Expected behavior/Current behavior

I have a word document (Test_doc.docx) where I have a paragraph:

image

I expect it to be printed out as:

(name, address), registered with [the commercial register of the Lower Court (Amtsgericht) of [*] under registration no. (the Purchaser)

But Instead I get

(name, address), registered with [the commercial register of the Lower Court (Amtsgericht) of [(] under registration no. (the Purchaser)

Steps to reproduce

  1. Open File
  2. Use this snippet in Scriptlab:
$("#run").on("click", () => tryCatch(run));

async function run() {
  await Word.run(async (context) => {
    const paragraphs = context.document.body.paragraphs;
    paragraphs.load("items");

    await context.sync();

    // Output the text of each paragraph using both the property and getText method
    for (const paragraph of paragraphs.items) {
      console.log("Paragraph text property:", paragraph.text);

      // Using getText method
      const textRange = paragraph.getText();

      await context.sync();

      console.log("Paragraph getText method:", textRange.value);
    }
  });
}

// Default helper for invoking an action and handling errors.
async function tryCatch(callback) {
  try {
    await callback();
  } catch (error) {
    // Note: In a production add-in, you'd want to notify the user through your add-in's UI.
    console.error(error);
  }
}
  1. Check output logs, you can see the differences

Context

Useful logs

  • Console errors
  • [ X] Screenshots
  • [ X] Test file (if only happens on a particular file)

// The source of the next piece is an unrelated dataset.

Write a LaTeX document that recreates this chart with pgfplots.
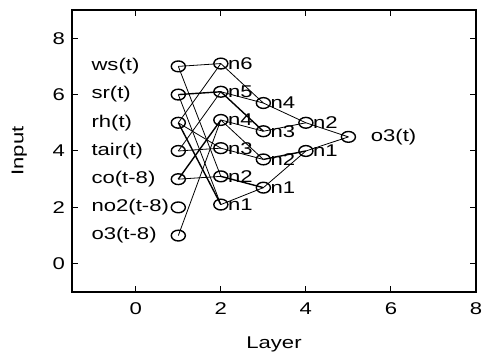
\documentclass[border=0pt]{standalone}
\usepackage{fontspec}
\setmainfont{Liberation Sans}[FakeStretch=1.3]
\usepackage{pgfplots}
\pgfplotsset{compat=1.18}
\pgfplotstableread{
x y label
-1.05 7 ws(t)
-1.05 6 sr(t)
-1.05 5 rh(t)
-1.05 4 tair(t)
-1.05 3 co(t-8)
-1.05 2 no2(t-8)
-1.05 1 o3(t-8)
}\inlabels
\pgfplotstableread{
x y label
2 7.1 n6
2 6.1 n5
2 5.1 n4
2 4.1 n3
2 3.1 n2
2 2.1 n1
3 5.7 n4
3 4.7 n3
3 3.7 n2
3 2.7 n1
4 5.0 n2
4 4.0 n1
}\hidlabels
\begin{document}
\begin{tikzpicture}[font=\fontsize{8.5}{10}\selectfont]
\useasboundingbox (-36pt,-30pt) rectangle (206pt,146pt);
\begin{axis}[
  at={(0,0)}, anchor=south west,
  scale only axis, width=202pt, height=141pt,
  xmin=-1.5, xmax=8, ymin=-1, ymax=9,
  xtick={0,2,4,6,8}, ytick={0,2,4,6,8},
  tick align=inside, major tick length=3pt,
  tick style={black, line width=0.5pt},
  axis line style={line width=0.8pt},
  xlabel={Layer}, ylabel={Input},
  xticklabel style={yshift=-2pt},
  xlabel style={yshift=-4pt},
  ylabel style={yshift=6pt},
  /pgf/number format/assume math mode=true,
  clip=false,
  cycle list={{black, solid, line width=0.7pt, mark=none}},
]
% layer 1 -> layer 2
\addplot coordinates {(1,7) (2,7.1)};
\addplot coordinates {(1,7) (2,3.1)};
\addplot coordinates {(1,6) (2,6.1)};
\addplot coordinates {(1,6) (2,2.1)};
\addplot coordinates {(1,5) (2,7.1)};
\addplot coordinates {(1,5) (2,4.1)};
\addplot coordinates {(1,5) (2,2.1)};
\addplot coordinates {(1,4) (2,6.1)};
\addplot coordinates {(1,4) (2,4.1)};
\addplot coordinates {(1,3) (2,3.1)};
\addplot coordinates {(1,3) (2,5.1)};
\addplot coordinates {(1,1) (2,5.1)};
% layer 2 -> layer 3
\addplot coordinates {(2,7.1) (3,5.7)};
\addplot coordinates {(2,6.1) (3,5.7)};
\addplot coordinates {(2,6.1) (3,4.7)};
\addplot coordinates {(2,5.1) (3,4.7)};
\addplot coordinates {(2,5.1) (3,3.7)};
\addplot coordinates {(2,4.1) (3,3.7)};
\addplot coordinates {(2,3.1) (3,2.7)};
\addplot coordinates {(2,2.1) (3,2.7)};
% layer 3 -> layer 4
\addplot coordinates {(3,5.7) (4,5.0)};
\addplot coordinates {(3,4.7) (4,5.0)};
\addplot coordinates {(3,3.7) (4,4.0)};
\addplot coordinates {(3,2.7) (4,4.0)};
% layer 4 -> output
\addplot coordinates {(4,5.0) (5,4.5)};
\addplot coordinates {(4,4.0) (5,4.5)};
% nodes
\addplot[black, only marks, mark=o, mark size=2.7pt,
  mark options={xscale=1.3, fill=white, draw=black, line width=0.7pt}]
  coordinates {(1,7) (1,6) (1,5) (1,4) (1,3) (1,2) (1,1)
   (2,7.1) (2,6.1) (2,5.1) (2,4.1) (2,3.1) (2,2.1)
   (3,5.7) (3,4.7) (3,3.7) (3,2.7)
   (4,5.0) (4,4.0) (5,4.5)};
% labels
\addplot[only marks, mark=none, nodes near coords, point meta=explicit symbolic,
  nodes near coords style={anchor=west, inner sep=0pt, black}]
  table[meta=label] {\inlabels};
\addplot[only marks, mark=none, nodes near coords, point meta=explicit symbolic,
  nodes near coords style={anchor=west, inner sep=0pt, xshift=3.4pt, black}]
  table[meta=label] {\hidlabels};
\addplot[only marks, mark=none, nodes near coords, point meta=explicit symbolic,
  nodes near coords style={anchor=west, inner sep=0pt, xshift=11pt, black}]
  table[meta=label] {
x y label
5 4.5 o3(t)
};
\end{axis}
\end{tikzpicture}
\end{document}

Thank you for taking the time to report an issue. Our triage team will respond to you in less than 72 hours. Normally, response time is <10 hours Monday through Friday. We do not triage on weekends.

Test file:
Test_doc.docx

Thank you for letting us know about this issue. We will take a look shortly. Thanks.

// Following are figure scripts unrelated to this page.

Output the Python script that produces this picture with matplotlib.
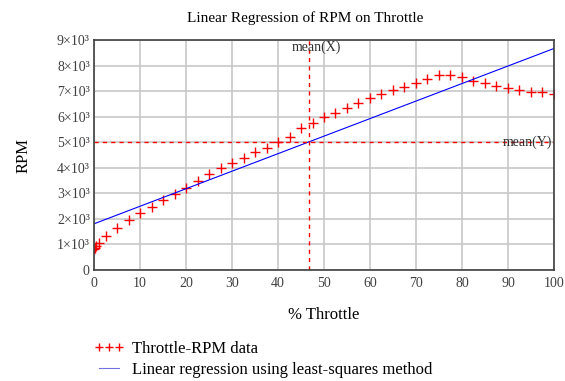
import numpy as np
import matplotlib.pyplot as plt
from matplotlib.ticker import FuncFormatter

plt.rcParams['font.family'] = ['Liberation Serif', 'DejaVu Serif']

# Throttle (%) and engine speed (RPM)
throttle = [0, 0.25, 0.5, 1.0, 2.5, 5, 7.5, 10, 12.5, 15, 17.5, 20, 22.5, 25,
            27.5, 30, 32.5, 35, 37.5, 40, 42.5, 45, 47.5, 50, 52.5, 55, 57.5,
            60, 62.5, 65, 67.5, 70, 72.5, 75, 77.5, 80, 82.5, 85, 87.5, 90,
            92.5, 95, 97.5, 100]
rpm = [810, 870, 935, 1060, 1340, 1660, 1960, 2230, 2470, 2730, 2960, 3200,
       3490, 3770, 4000, 4200, 4400, 4600, 4770, 5000, 5220, 5570, 5760, 5990,
       6150, 6330, 6540, 6720, 6880, 7040, 7170, 7310, 7460, 7640, 7620, 7570,
       7400, 7310, 7200, 7130, 7040, 6980, 6950, 6890]

x = np.array(throttle)
y = np.array(rpm)
slope, intercept = np.polyfit(x, y, 1)
xfit = np.array([0, 100])
yfit = slope * xfit + intercept
mx, my = x.mean(), y.mean()

fig = plt.figure(figsize=(5.65, 3.81), dpi=100)
ax = fig.add_axes([0.1664, 0.2913, 0.8141, 0.6037])

ax.plot(x, y, '+', color='red', ms=7, mew=1.0, label='Throttle-RPM data')
ax.plot(xfit, yfit, color='blue', lw=0.8,
        label='Linear regression using least-squares method')
ax.axvline(mx, color='red', ls=(0, (3, 3)), lw=1.0)
ax.axhline(my, color='red', ls=(0, (3, 3)), lw=1.0)
ax.text(mx - 3.7, 8700, 'mean(X)', fontsize=10, color='#303030', va='center')
ax.text(99.5, my, 'mean(Y)', fontsize=10, color='#303030', va='center', ha='right')

ax.set_xlim(0, 100)
ax.set_ylim(0, 9000)
ax.set_xticks(np.arange(0, 101, 10))
ax.set_yticks(np.arange(0, 9001, 1000))


def yfmt(v, pos):
    if v == 0:
        return '0'
    return f'{int(v / 1000)}×10³'


ax.yaxis.set_major_formatter(FuncFormatter(yfmt))
ax.tick_params(length=0, labelsize=10, labelcolor='#404040')
ax.tick_params(axis='x', pad=5)
ax.tick_params(axis='y', pad=3)
ax.grid(True, color='#c8c8c8', lw=1.2)
ax.set_axisbelow(True)
for s in ax.spines.values():
    s.set_color('#404040')
    s.set_linewidth(1.2)

fig.text(305 / 565, 1 - 18 / 381, 'Linear Regression of RPM on Throttle',
         fontsize=11, ha='center', va='center')
ax.set_xlabel('% Throttle', fontsize=12, labelpad=12)
ax.set_ylabel('RPM', fontsize=12, labelpad=18)

leg = fig.legend(loc='upper left', bbox_to_anchor=(0.155, 0.122), frameon=False,
                 numpoints=3, markerscale=0.75, fontsize=12, handlelength=1.8,
                 handletextpad=0.45, labelspacing=0.3, borderaxespad=0)
leg.get_lines()[1].set_color('#7070e0')

fig.savefig('out.png', dpi=100)
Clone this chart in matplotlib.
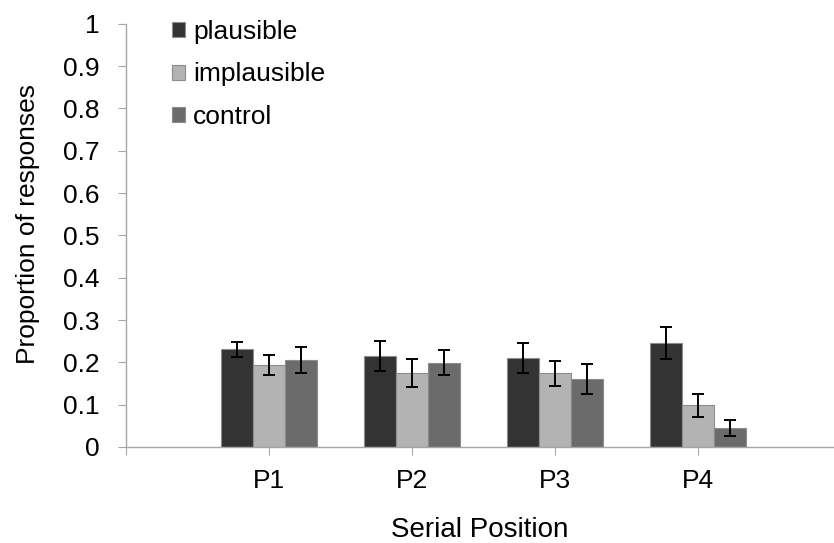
import numpy as np
import matplotlib
matplotlib.use('Agg')
import matplotlib.pyplot as plt

plt.rcParams['font.family'] = ['Liberation Sans', 'DejaVu Sans']

''' data read off the chart '''
positions = ['P1', 'P2', 'P3', 'P4']
plausible = [0.231, 0.215, 0.210, 0.245]
plausible_err = [0.018, 0.035, 0.035, 0.038]
implausible = [0.194, 0.175, 0.174, 0.099]
implausible_err = [0.023, 0.034, 0.030, 0.027]
control = [0.205, 0.199, 0.160, 0.044]
control_err = [0.031, 0.029, 0.035, 0.019]

series = [('plausible', plausible, plausible_err, '#333333'),
          ('implausible', implausible, implausible_err, '#b3b3b3'),
          ('control', control, control_err, '#6b6b6b')]

fig = plt.figure(figsize=(8.34, 5.43), dpi=100)
ax = fig.add_axes([126 / 834, 1 - 447 / 543, 1 - 126 / 834, (447 - 23.7) / 543])

x = np.arange(1, len(positions) + 1)
w = 0.222
for i, (name, vals, errs, col) in enumerate(series):
    ax.bar(x + (i - 1) * w, vals, w, color=col, edgecolor='#8c8c8c', linewidth=0.8,
           label=name, zorder=2)
    ax.errorbar(x + (i - 1) * w, vals, yerr=errs, fmt='none', ecolor='black',
                elinewidth=1.4, capsize=4.3, capthick=1.4, zorder=3)

ax.set_xlim(0, 4.95)
ax.set_ylim(0, 1)
ax.set_xticks([0] + list(x))
ax.set_xticklabels([''] + positions)
ax.set_yticks(np.arange(0, 1.01, 0.1))
ax.set_yticklabels(['0'] + ['%.1f' % v for v in np.arange(0.1, 0.95, 0.1)] + ['1'])

for s in ['top', 'right']:
    ax.spines[s].set_visible(False)
for s in ['left', 'bottom']:
    ax.spines[s].set_color('#a6a6a6')
    ax.spines[s].set_linewidth(1.0)
ax.tick_params(axis='y', length=6, color='#a6a6a6', pad=13, labelsize=19)
ax.tick_params(axis='x', length=6, color='#a6a6a6', pad=10, labelsize=19)

ax.set_ylabel('Proportion of responses', fontsize=19)
ax.yaxis.set_label_coords(-0.1215, 0.527)
ax.set_xlabel('Serial Position', fontsize=20, va='baseline')
ax.xaxis.set_label_coords(0.5, -0.2126)

fig.legend(loc='upper left', bbox_to_anchor=(172 / 834, 1 - 20 / 543), frameon=False,
           fontsize=19, handlelength=0.5, handleheight=0.5, handletextpad=0.3,
           labelspacing=0.7, borderpad=0, borderaxespad=0)

fig.savefig('out.png', dpi=100)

hi @datitran thanks for reporting this case, in order for use to better understand the case, would you please show us how this character is inserted? thanks.

@jipyua actually I don't know how it was inserted. It's a file from a client. I believe they have some tools where they can insert some blobs. Weirdly I checked the OOXML representation and it gives me the right unicode back. This paragraph that I added I just copied and paste into a new word file. Somehow it inherits the "style".

@datitran thanks for providing the information, we have logged this issue and will do some investigate at our side. We will share information to you as long as we have some progress. thanks.

@jipyua hey any update on this one? I found another word document with this problem but it's a different symbol. You can find the word document here: https://nvca.org/recommends/nvca-ira-updated-april-2024/ (see page 42).

Screenshot 2024-06-03 at 16 15 17

So getText is correct but `text´ property is wrong.

I'm the creator of LegalLint (https://appsource.microsoft.com/de-de/product/office/wa200006962?tab=overview) and this will create false positive like this:

Screenshot 2024-06-03 at 16 15 05

What would you recommend? Switching to getText? getText is very slow as I need to do another context.sync. Is there a better way than this?

I actually found a solution to make getText fast, didn't know I could collect in a map before and then just do context.sync once. This works and it's super fast now nevertheless the bug is still important to fix for the .text

@datitran thank you and sorry for the late reply. Yes, as you mentioned, getText() can be used with other apis calls in the same batch and you should be able to get a better perf. For the .text API, we have noticed some special characters can't be fetched correctly, that's one of the reasons that a new getText() API is provide. We will be very careful to change the behavior of .text for backward compatibility reasons. And at this case, it's always suggested to use getText() API.